Triplo salto mortale che riesce bene. Wunderbar. Riesce bene a Kathrin Zukowski, un’Adina lirica, tutta concentrata in un canto limpido che sale in alto. Perché il soprano tedesco, voce dell’ensemble dell’Oper Köln, snocciola acuti fuori ordinanza, li lancia come frecce che fanno centro e fanno scattare l’applauso. Buona la prima per Kathrin Zukowski, al debutto nel ruolo di Adina, personaggio che non potrà che crescere vocalmente nel tempo (e già lo sta facendo nel corso delle molte repliche in cartellone), mentre è già azzeccato (secondo la visione di Michieletto) per questo Elisir balneare che racconta storie comuni di gente comune. Come lo è Dulcamare, omuncolo che cerca di darsi un tono, ma in fondo è solo uno spacciatore di sogni, che siano d’amore o di morte poco importa. Dulcamare al quale offre la sua intelligenza musicale Omar Montanari, che scolpisse ogni parola dandole il peso che la lingua italiana le conferisce. Rivestendola di musica, restituendola (la parola e la scrittura belcantistica, ma non solo, donizettiana) in un canto che ha la sapienza antica e insuperata della scuola italiana, ma si colora di una modernità che conquista e cattura. Nelle file dell’ensemble dell’Oper Köln milita anche Insik Choi, voce incredibile (pensate ad Amartuvshin Enkhbat che fa pensare a Piero Cappuccilli ed Ettore Bastianini… ecco Choi, stesso fascino, stessa solidità…) che si modella sul belcanto di Donizetti (lo stile è impeccabile) per un Belcore meno spaccone del solito, musicalissimo e ammiccante, impunito, ma alla fine (ingiustamente) punito. Nuova, nella compagnia di Colonia, è invece Maya Gour, Giannetta risoluta e presentissima, voce tagliente e penetrante, presenza scenica da attrice consumata, ben calata nei panni della “coatta” da spiaggia.

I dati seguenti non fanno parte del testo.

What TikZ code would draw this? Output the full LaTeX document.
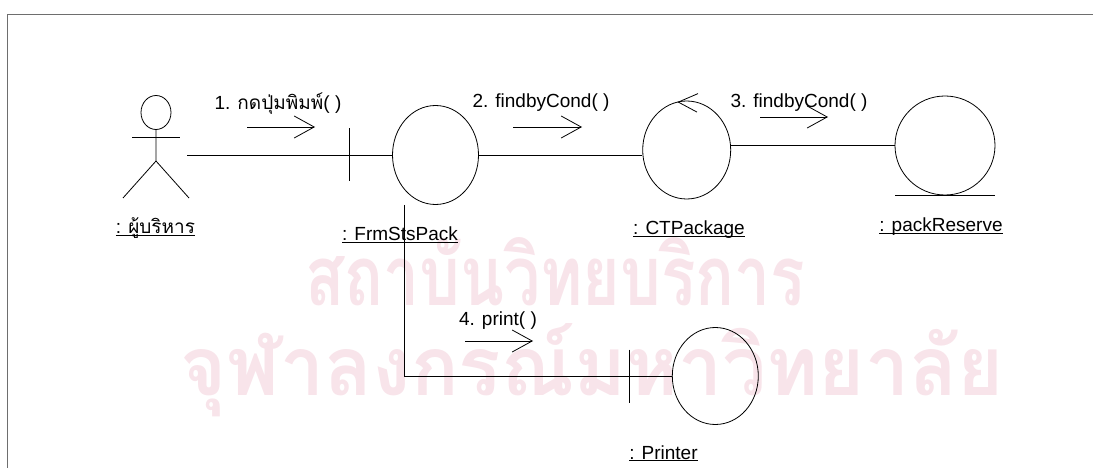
\documentclass[tikz,border=0pt]{standalone}
\usepackage{fontspec}
\setmainfont{Liberation Sans}
\newfontfamily\thaifont[Script=Thai]{Loma}
\usetikzlibrary{calc,arrows.meta}
\usetikzlibrary{shapes.geometric}
\definecolor{cd-frame}{HTML}{6E6E6E}
\definecolor{cd-mark}{HTML}{F8E4EA}
\newcommand{\objname}[1]{\underline{\smash{#1}}}

\begin{document}
\begin{tikzpicture}[x=1pt, y=-1pt, line width=0.8pt,
    font=\fontsize{19}{22}\selectfont,
    obj/.style={draw, ellipse, inner sep=0pt, minimum width=86pt, minimum height=99pt},
    namelbl/.style={anchor=base, inner sep=0pt},
    msg/.style={-{Straight Barb[length=20pt, width=22pt]}}]
    \useasboundingbox (0,0) rectangle (1093,468);
    \node[cd-mark, anchor=base west, inner sep=0pt] (mark1) at (305,305) {\resizebox{500pt}{68pt}{\thaifont\bfseries สถาบันวิทยบริการ}};
    \node[cd-mark, anchor=base west, inner sep=0pt] (mark2) at (180,395) {\resizebox{823pt}{72pt}{\thaifont\bfseries จุฬาลงกรณ์มหาวิทยาลัย}};
    \draw[cd-frame, line width=1.5pt] (7.5,468) -- (7.5,14.5) -- (1093,14.5);

    \node[minimum width=62pt, minimum height=120pt, inner sep=0pt] (admin) at (156,155) {};
    \draw (156,112.5) ellipse (15 and 17);
    \draw (132,137.5) -- (180,137.5);
    \draw (156,129.5) -- (156,161) -- (123,198);
    \draw (156,161) -- (189,198);

    \node[obj] (frm) at (435.5,155) {};
    \node[obj, minimum width=88pt, minimum height=98pt] (ctp) at (686.7,150) {};
    \node[obj, minimum width=100pt, minimum height=99pt] (pr) at (945,145.5) {};
    \node[obj, minimum height=97pt] (prn) at (715.3,376) {};

    \draw ($(frm.west)+(-42.5,-26.5)$) -- ++(0,53);
    \draw ($(prn.west)+(-42.5,-26.5)$) -- ++(0,53);
    \draw ($(ctp.north)+(11.3,-7)$) -- ($(ctp.north)+(-8.4,1.5)$) -- ($(ctp.north)+(10.3,11.5)$);
    \draw ([xshift=-50pt]pr.south) -- ([xshift=50pt]pr.south);

    \draw (admin.east) -- (frm.west);
    \draw (frm.east) -- (frm.east -| ctp.west);
    \draw (pr.west -| ctp.east) -- (pr.west);
    \draw ([xshift=-31pt]frm.south) |- (prn.west);

    \node[namelbl] (adminname) at (155.5,233.5) {\objname{: {\thaifont ผู้บริหาร}}};
    \node[namelbl] (frmname) at (400,240.5) {\objname{: FrmStsPack}};
    \node[namelbl] (ctpname) at (689,234.3) {\objname{: CTPackage}};
    \node[namelbl] (prname) at (941,231.7) {\objname{: packReserve}};
    \node[namelbl] (prnname) at (663.5,459) {\objname{: Printer}};

    \node[anchor=base] (m1) at (278,110) {1. {\thaifont กดปุ่มพิมพ์}( )};
    \node[anchor=base] (m2) at (541,108) {2. findbyCond( )};
    \node[anchor=base] (m3) at (799,108) {3. findbyCond( )};
    \node[anchor=base] (m4) at (498,325) {4. print( )};
    \draw[msg] ([shift={(-31,17)}]m1.base) -- ++(68,0);
    \draw[msg] ([shift={(-28,19)}]m2.base) -- ++(69,0);
    \draw[msg] ([shift={(-39,9)}]m3.base) -- ++(68,0);
    \draw[msg] ([shift={(-33,16)}]m4.base) -- ++(68,0);
\end{tikzpicture}
\end{document}
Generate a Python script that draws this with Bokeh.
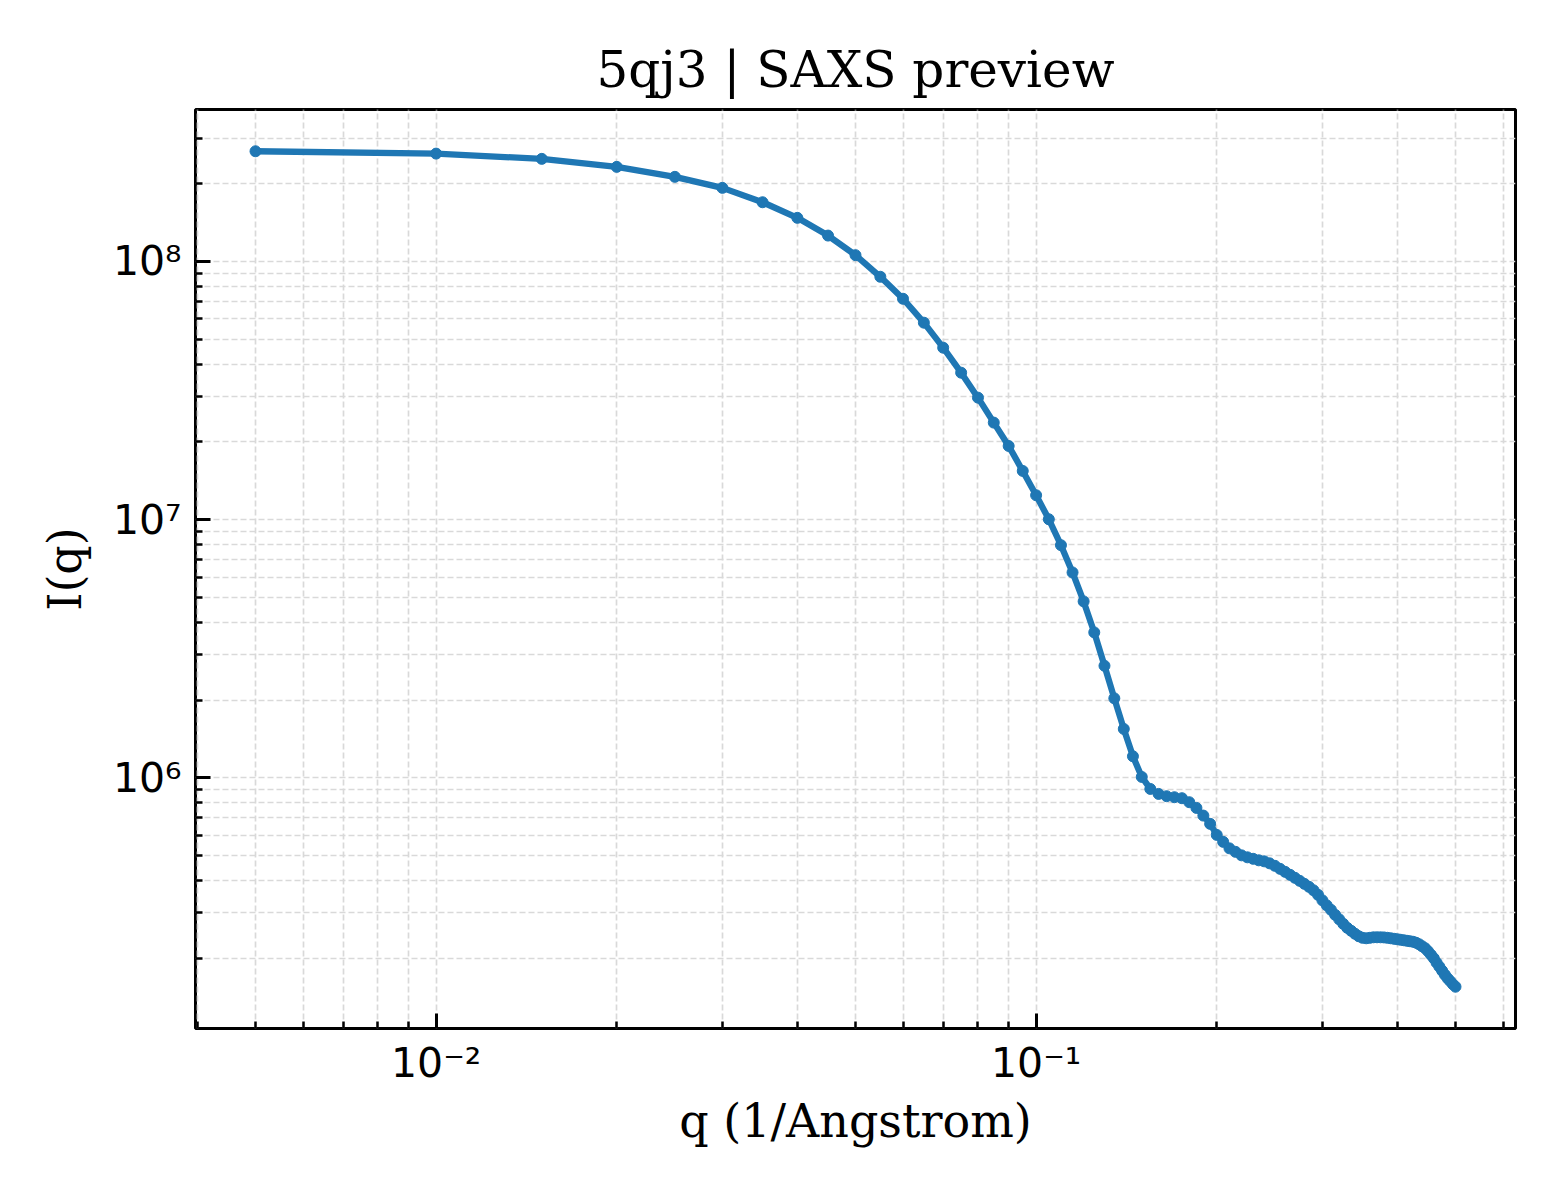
import numpy as np
from bokeh.plotting import figure
from bokeh.models import ColumnDataSource, Range1d, FixedTicker
from bokeh.embed import file_html
from bokeh.resources import INLINE

# SAXS profile values
q_values = [
    0.005, 0.010, 0.015, 0.020, 0.025, 0.030, 0.035, 0.040, 0.045, 0.050,
    0.055, 0.060, 0.065, 0.070, 0.075, 0.080, 0.085, 0.090, 0.095, 0.100,
    0.105, 0.110, 0.115, 0.120, 0.125, 0.130, 0.135, 0.140, 0.145, 0.150,
    0.155, 0.160, 0.165, 0.170, 0.175, 0.180, 0.185, 0.190, 0.195, 0.200,
    0.205, 0.210, 0.215, 0.220, 0.225, 0.230, 0.235, 0.240, 0.245, 0.250,
    0.255, 0.260, 0.265, 0.270, 0.275, 0.280, 0.285, 0.290, 0.295, 0.300,
    0.305, 0.310, 0.315, 0.320, 0.325, 0.330, 0.335, 0.340, 0.345, 0.350,
    0.355, 0.360, 0.365, 0.370, 0.375, 0.380, 0.385, 0.390, 0.395, 0.400,
    0.405, 0.410, 0.415, 0.420, 0.425, 0.430, 0.435, 0.440, 0.445, 0.450,
    0.455, 0.460, 0.465, 0.470, 0.475, 0.480, 0.485, 0.490, 0.495, 0.500,
]
intensity = [
    2.672e8, 2.617e8, 2.497e8, 2.325e8, 2.127e8, 1.928e8, 1.696e8, 1.476e8, 1.260e8, 1.058e8,
    8.727e7, 7.173e7, 5.795e7, 4.637e7, 3.710e7, 2.970e7, 2.377e7, 1.930e7, 1.545e7, 1.244e7,
    1.004e7, 7.970e6, 6.248e6, 4.827e6, 3.661e6, 2.719e6, 2.034e6, 1.548e6, 1.213e6, 1.009e6,
    9.066e5, 8.672e5, 8.496e5, 8.420e5, 8.347e5, 8.054e5, 7.655e5, 7.148e5, 6.640e5, 6.018e5,
    5.655e5, 5.338e5, 5.173e5, 5.015e5, 4.927e5, 4.862e5, 4.797e5, 4.754e5, 4.670e5, 4.568e5,
    4.446e5, 4.329e5, 4.215e5, 4.104e5, 3.995e5, 3.890e5, 3.787e5, 3.671e5, 3.527e5, 3.358e5,
    3.212e5, 3.086e5, 2.951e5, 2.835e5, 2.724e5, 2.628e5, 2.559e5, 2.492e5, 2.437e5, 2.404e5,
    2.394e5, 2.404e5, 2.415e5, 2.415e5, 2.415e5, 2.412e5, 2.404e5, 2.394e5, 2.383e5, 2.373e5,
    2.362e5, 2.352e5, 2.341e5, 2.331e5, 2.320e5, 2.300e5, 2.269e5, 2.229e5, 2.190e5, 2.132e5,
    2.067e5, 2.003e5, 1.925e5, 1.858e5, 1.792e5, 1.729e5, 1.676e5, 1.632e5, 1.589e5, 1.554e5,
]

x_major = [0.01, 0.1]
x_labels = {0.01: "10\u207b\u00b2", 0.1: "10\u207b\u00b9"}
y_major = [1e6, 1e7, 1e8]
y_labels = {1e6: "10\u2076", 1e7: "10\u2077", 1e8: "10\u2078"}

SERIF = "DejaVu Serif"
SANS = "DejaVu Sans"
BLUE = "#1f77b4"


# log range padded by 5% like matplotlib autoscale
def log_pad(vals, frac=0.05):
    lo, hi = np.log10(min(vals)), np.log10(max(vals))
    span = hi - lo
    return 10 ** (lo - frac * span), 10 ** (hi + frac * span)


def minor_log(lo_exp, hi_exp):
    return [k * 10.0 ** e for e in range(lo_exp, hi_exp) for k in range(2, 10)]


x0, x1 = log_pad(q_values)
y0, y1 = log_pad(intensity)

source = ColumnDataSource(data=dict(q=q_values, I=intensity))

p = figure(width=1544, height=1184, x_axis_type="log", y_axis_type="log",
           x_range=Range1d(x0, x1), y_range=Range1d(y0, y1),
           title="5qj3 | SAXS preview", x_axis_label="q (1/Angstrom)", y_axis_label="I(q)",
           output_backend="svg", toolbar_location=None)

p.min_border_left = 195
p.min_border_right = 29
p.min_border_top = 109
p.min_border_bottom = 156

p.line("q", "I", source=source, line_color=BLUE, line_width=6.3)
p.scatter("q", "I", source=source, size=11, fill_color=BLUE, line_color=BLUE)

# title
p.title.text_font = SERIF
p.title.text_font_size = "50px"
p.title.text_font_style = "normal"
p.title.text_color = "black"
p.title.align = "center"
p.title.standoff = 21

# frame
p.outline_line_color = "black"
p.outline_line_width = 3
p.background_fill_color = "white"
p.border_fill_color = "white"

p.xaxis.ticker = FixedTicker(ticks=x_major, minor_ticks=minor_log(-3, 0))
p.yaxis.ticker = FixedTicker(ticks=y_major, minor_ticks=minor_log(5, 9))
p.xaxis.major_label_overrides = x_labels
p.yaxis.major_label_overrides = y_labels

for ax in (p.xaxis[0], p.yaxis[0]):
    ax.axis_line_color = None
    ax.major_tick_in = 15
    ax.major_tick_out = 0
    ax.minor_tick_in = 7
    ax.minor_tick_out = 0
    ax.major_tick_line_width = 3
    ax.minor_tick_line_width = 2.5
    ax.major_tick_line_color = "black"
    ax.minor_tick_line_color = "black"
    ax.major_label_text_font = SANS
    ax.major_label_text_font_size = "41px"
    ax.major_label_text_color = "black"
    ax.axis_label_text_font = SERIF
    ax.axis_label_text_font_size = "46px"
    ax.axis_label_text_font_style = "normal"
    ax.axis_label_text_color = "black"

p.xaxis.major_label_standoff = 10
p.yaxis.major_label_standoff = 14
p.xaxis.axis_label_standoff = 4
p.yaxis.axis_label_standoff = 18

# dashed grid, major and minor
for g in (p.xgrid[0], p.ygrid[0]):
    g.grid_line_color = "#d9d9d9"
    g.grid_line_width = 1.7
    g.grid_line_dash = "6 3"
    g.minor_grid_line_color = "#d9d9d9"
    g.minor_grid_line_width = 1.7
    g.minor_grid_line_dash = "6 3"

open("out.html", "w").write(file_html(p, INLINE))
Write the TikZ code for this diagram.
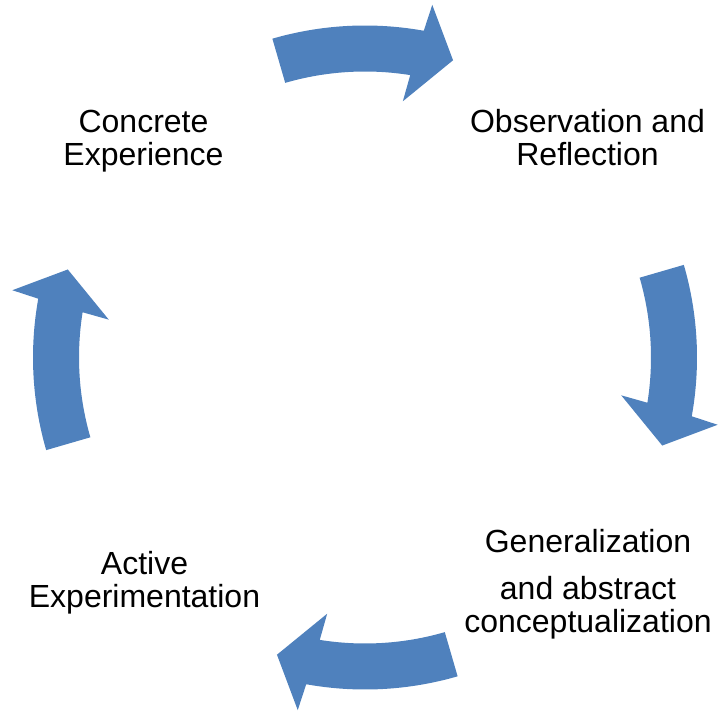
\documentclass[tikz,border=0pt]{standalone}
\usepackage{fontspec}
\setmainfont{Liberation Sans}
\usetikzlibrary{calc}
\definecolor{arrowblue}{HTML}{4F81BD}
\tikzset{
  lbl/.style={font=\fontsize{32}{33}\selectfont, align=center, inner sep=0pt, anchor=base},
  cyc/.style={fill=arrowblue, draw=none}
}
\begin{document}
\begin{tikzpicture}[x=1pt,y=1pt]
\useasboundingbox (0,0) rectangle (719,715);
\coordinate (C) at (365,357.5);
\foreach \t [count=\i] in {90,0,-90,180}{
  \fill[cyc] ($(C)+(\t+16.2:332)$)
    arc[start angle=\t+16.2, end angle=\t-10.2, radius=332]
    -- ($(C)+(\t-10.8:359)$)
    -- ($(C)+(\t-16.5:310)$)
    -- ($(C)+(\t-8.4:259)$)
    -- ($(C)+(\t-9.1:286)$)
    arc[start angle=\t-9.1, end angle=\t+16.2, radius=286]
    -- cycle;
}
\node[lbl] (ce) at (143.5,549) {Concrete\\Experience};
\node[lbl] (or) at (587.5,549) {Observation and\\Reflection};
\node[lbl] (ga) at (588,83) {Generalization\\[14pt]and abstract\\conceptualization};
\node[lbl] (ae) at (144.5,108) {Active\\Experimentation};
\end{tikzpicture}
\end{document}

E poi c’è Nemorino. Uno dei ruoli “da tenore”. Sì, ma quale “tenore”? Uno tutto trasparenze e leggerezze, alla Jussi Biörling? In Germania forse lo pensano così, così come pensano a voci “piccole” per Mozart. In realtà Nemorino, che raccoglie è vero tutta l’eredità rossiniuana, ha già in sé il germe dei grandi tenori verdiani (non alla Otello, per intenderci), ma all’Alfredo, alla Duca.. alla Manrico. E ha dunque bisogno di “voci”. Solide. Con le agilità, le colorature, ma anche gli slanci eroici. Matteo Roma le ha. Secondo cast, il tenore italiano, al debutto nel ruolo e al debutto sul palco di Colonia. Dove per la prima di Elisir è salita un’altra voce dell’ensemble, quella di Dmitry Ivanchey. Nemorino corretto, affidabile grazie ad una voce educata e ad una tecnica puntuale, quello disegnato dal tenore russo che colora con mano decisa il personaggio rendendolo a volte più maschera che persona, come tanti Nemorini che conosciamo. Che non sono, forse, il Nemorino che vorrebbe Michieletto. Ma alla fine gli applausi del pubblico di casa non mancano. Come non mancano per nessuno. Nemmeno per i due direttori del coro Rustam Samedov e Luca Marcossi (italiano, che nella vita è il marito di Kathrin Zukowski) anche loro in scena in costume da bagno, camicia hawaiana, infradito e cappello di paglia.
Ah… che fine ha fatto il marsupio pieno di pillole di Dulcamara? Chiedete a Belcore. Lo trovate ammanettato, in commissariato.